Is our experiment working? Yes and no. We’ve mostly met the $75 weekly goal though we dip into the $37.50 set aside each week for “extras” and we’re not tracking everything quite the way Jordan Page does. We could probably do better and I don’t consider us to be frugal superstars. But we’re meeting our budget goal and setting aside the savings for a family vacation or something fun. The price book helps track the going rate for different goods. We can tell if something is actually a deal or if the “special” is the same as the regular price or even above the regular price elsewhere. We could save more if everyone in the house ate the same food and liked the same things. My partner and I alternate making weekly grocery lists and meal planning and we don’t always want the same foods. IBS makes things complicated because there are foods I just can’t eat and my son and my partner love meat so we’re balancing the grocery list to give everyone a bit of what they like.

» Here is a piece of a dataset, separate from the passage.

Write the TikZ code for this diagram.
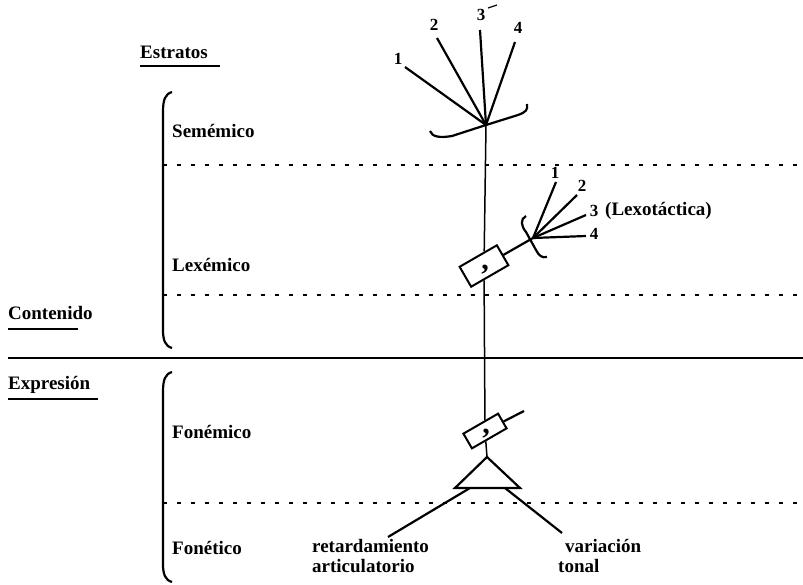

While we try to limit the number of stores visited each week, we often end up at three different stores, racking up air miles and loyalty points where they’re offered. Since I don’t drive and we’re in Vaudreuil, I’m counting on my partner to do the driving and he’s not crazy about going from store to store.
We’re not alone in taking a frugal approach to grocery shopping and it seems the big box grocery stores are taking notice. Last week IGA (Sobeys Québec) announced it was chopping regular prices on 8,500 products by 5 to 7 percent. This “permanent price drop” affects mostly dry goods but doesn’t include fresh products or meats, leaving critics to suggest it’s just a marketing ploy.
I say bring on the grocery wars, we’re ready for them.